Michael sent me an email, asking me to go into his office, and I did. I was nervous, too, but nobody had walked out actually hurt. I wasn’t going to be in physical danger, and if Michael touched me, I’d sue. So I walked over to his office, with the drawn blinds, and stepped inside.
It was an entirely normal corporate office. Actually, besides the blinds being drawn, I don’t think it changed at all after Michael got de-domesticated. He still had a little statue on his desk of a guy on a cycle—I don’t know if Michael cycled, but his office was full of pictures of people in motion, running, cycling. I think he was a sports buff.
“Sit down, it’s time for your performance review,” Michael said, without looking up. His voice was a little uneven, but it didn’t seem like he was having trouble talking. I took a seat, pulling out one of the little chairs on the other side of the desk from him. Looking at him up close, I could see that the rest of his body had changed, too. He was bulkier, more bent. His hands still looked dexterous, but his wrists were thicker. He looked at me with those dead eyes, and seemed to be scanning up and down my face. I tried to look as calm as possible. “You’re not performing well,” he said. “You need to do better.”
“Okay,” I said, since I wasn’t sure what to say. I’d had these conversations before, but they’d always had a certain level of smarm to grease things.

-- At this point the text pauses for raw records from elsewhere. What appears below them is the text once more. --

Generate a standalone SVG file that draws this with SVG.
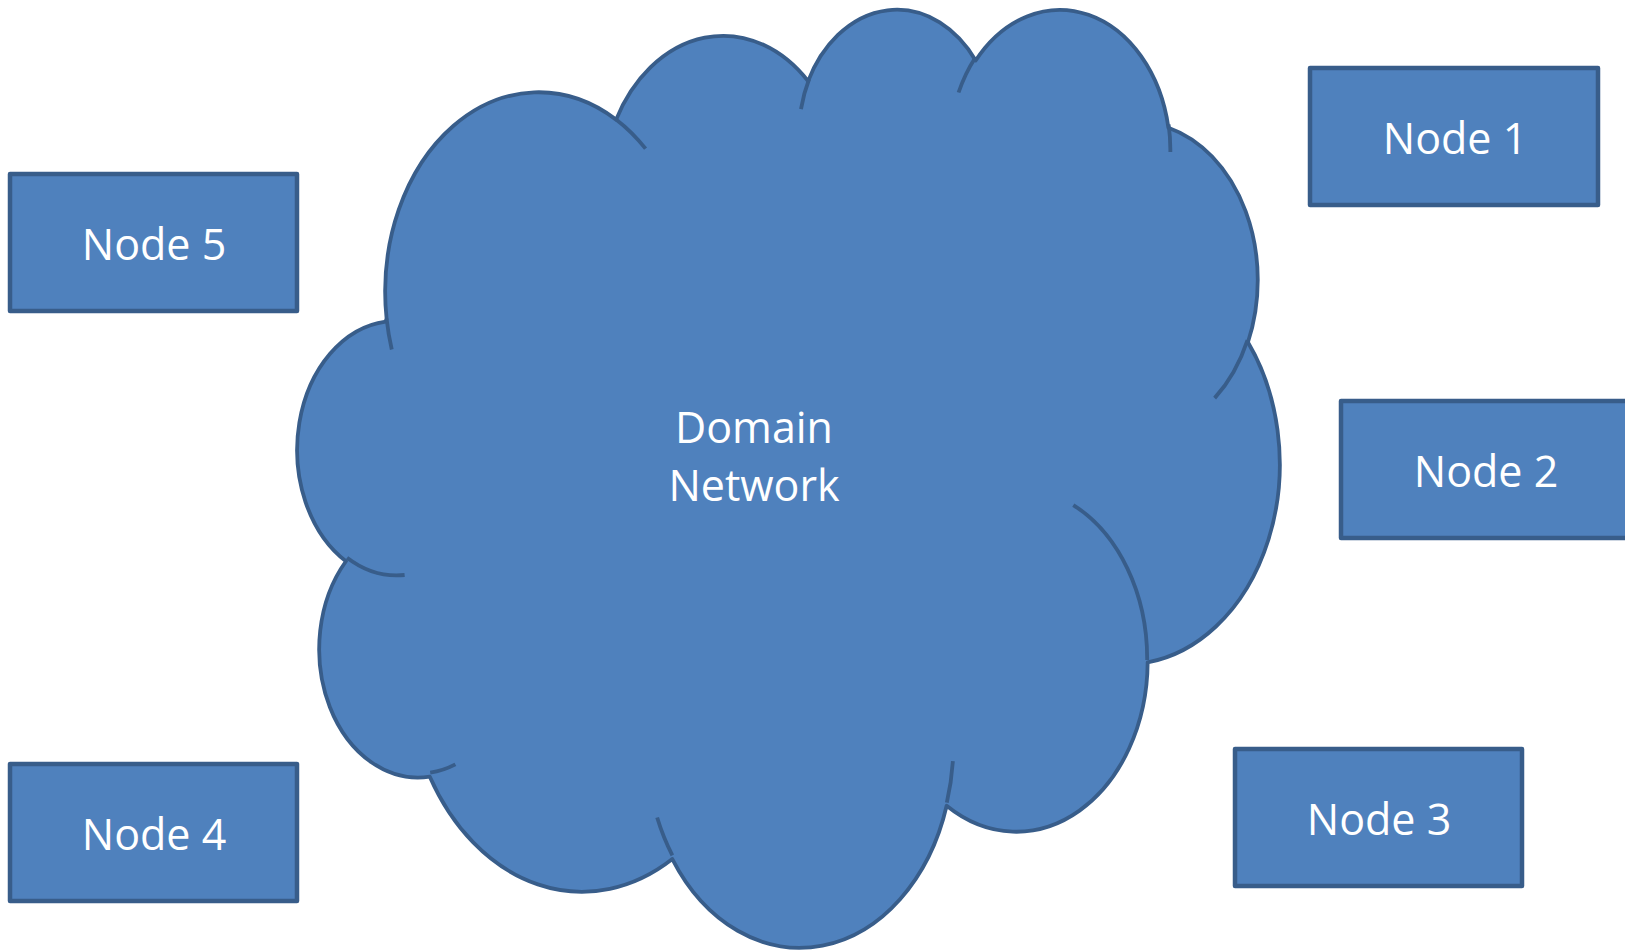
<svg xmlns="http://www.w3.org/2000/svg" width="1625" height="950" viewBox="0 0 1625 950">
  <style>
    .box { fill: #4F81BD; stroke: #385D8A; stroke-width: 4.5; stroke-linejoin: round; }
    .cloud { fill: #4F81BD; stroke: #385D8A; stroke-width: 3.8; stroke-linejoin: round; }
    .cloudline { fill: none; stroke: #385D8A; stroke-width: 3.8; stroke-linecap: butt; }
    .lbl { fill: #FFFFFF; font-family: "Open Sans", "Noto Sans", "Liberation Sans", sans-serif; font-size: 43px; text-anchor: middle; }
  </style>
  <rect x="0" y="0" width="1625" height="950" fill="#FFFFFF"/>
  <g id="connectors"></g>
  <g id="domain-network">
    <g transform="translate(298,6.7) scale(0.022717,0.021710)">
      <path class="cloud" vector-effect="non-scaling-stroke" d="M 3900 14370 A 6753 9190 0 0 1 14004 5201 A 5333 7267 0 0 1 22455 3431 A 4365 5945 0 0 1 29831 2478 A 4857 6595 0 0 1 38316 5573 A 5333 7273 0 0 1 41817 15457 A 6775 9220 0 0 1 37402 30199 A 5785 7867 0 0 1 28553 36808 A 6752 9215 0 0 1 16478 39259 A 7720 10543 0 0 1 5802 35467 A 4360 5918 0 0 1 2111 25544 A 4345 5945 0 0 1 3861 14501 Z"/>
      <path class="cloudline" vector-effect="non-scaling-stroke" d="M 4693 26177 A 4345 5945 0 0 1 2160 25380 M 6928 34899 A 4360 5918 0 0 1 5820 35281 M 16478 39090 A 6752 9215 0 0 1 15810 37350 M 28827 34751 A 6752 9215 0 0 1 28561 36660 M 34129 22954 A 5785 7867 0 0 1 37380 30089 M 41798 15354 A 5333 7273 0 0 1 40350 18030 M 38324 5426 A 4857 6595 0 0 1 38401 6691 M 29078 3952 A 4857 6595 0 0 1 29820 2339 M 22141 4720 A 4365 5945 0 0 1 22500 3331 M 14000 5192 A 6753 9190 0 0 1 15300 6540 M 4127 15789 A 6753 9190 0 0 1 3900 14370"/>
    </g>
    <text class="lbl" x="754" y="443">Domain</text>
    <text class="lbl" x="754" y="501">Network</text>
  </g>
  <g id="node1">
    <rect class="box" x="1310" y="68" width="288" height="137"/>
    <text class="lbl" x="1455" y="154">Node 1</text>
  </g>
  <g id="node2">
    <rect class="box" x="1341" y="401" width="288" height="137"/>
    <text class="lbl" x="1486" y="487">Node 2</text>
  </g>
  <g id="node3">
    <rect class="box" x="1235" y="749" width="287" height="137"/>
    <text class="lbl" x="1379" y="835">Node 3</text>
  </g>
  <g id="node4">
    <rect class="box" x="10" y="764" width="287" height="137"/>
    <text class="lbl" x="154" y="850">Node 4</text>
  </g>
  <g id="node5">
    <rect class="box" x="10" y="174" width="287" height="137"/>
    <text class="lbl" x="154" y="260">Node 5</text>
  </g>
</svg>
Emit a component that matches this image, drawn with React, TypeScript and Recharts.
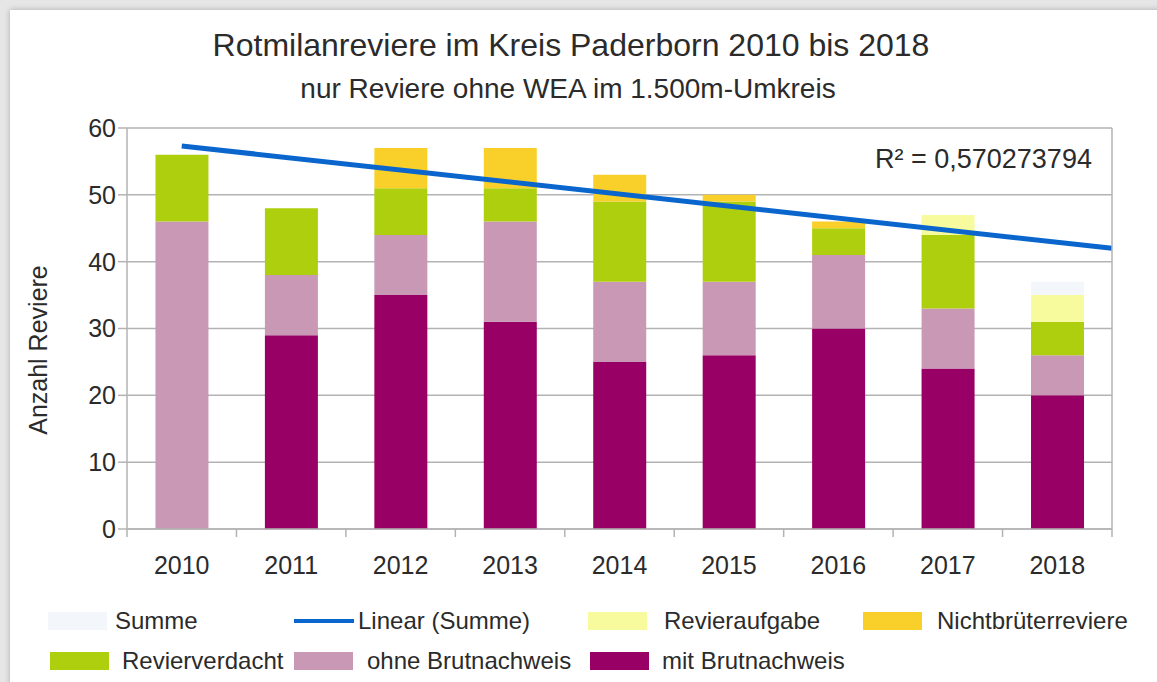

My boss would say a bunch of platitudes, and then they’d tell me the bad news, and then they’d say something condescending. Michael didn’t do that, he just got right into it.
“You need to write more code,” he said. “Otherwise, I will fire you.” His voice was mostly flat, and there wasn’t much intonation in it at all. His body language—I don’t know if I was reading it right, but it felt like he was trying to be casual. He seemed to be moving with ease, conducting himself like he was just walking in the park. Or maybe intimidating. Maybe I was just afraid of him.
“I can do that,” I said.
He nodded, heavily. His face remained unchanged. His weird face, that was too heavy, too stiff. “Okay, do that,” he said. “Go away.”
And I got up, and pushed my chair back in, and he went back to looking at the desk. It was so strange. He didn’t try to extract any assurances from me. My hands shook a little when I got back to work, and Khary gave me a knowing look. A knowing look! It’s amazing how much we communicate with our eyes. And how much is lost when they’re held still.
And for that quarter, I worked damn hard. When Michael called me into the office for the next review, he just grunted at me. “Good enough,” he said. “Keep doing it.” And I left. And that was that.
And the office has been more productive than ever, and I’m still shit scared of him. I haven’t done anything about it, of course.
I’ve done some reading, you know, and de-domestication is bullshit. The process is just a bunch of random procedures put together, so people can feel like cavemen. You’re just messing with a person’s brain, and their hormones, and their face and their bones, making them look and feel like what they expect, like a de-extincted dinosaur. The truth doesn’t matter. The marketing is what matters.
But I’m obviously domesticated. Every time I go to work, there’s a good chance that I see Michael, and I look at him. And I feel hatred, and fear, like I’m on the plains fifty thousand years ago. And I don’t do anything about it. I don’t know if Michael feels the same way about me, but he’s not doing anything about it either. We’re both domesticated.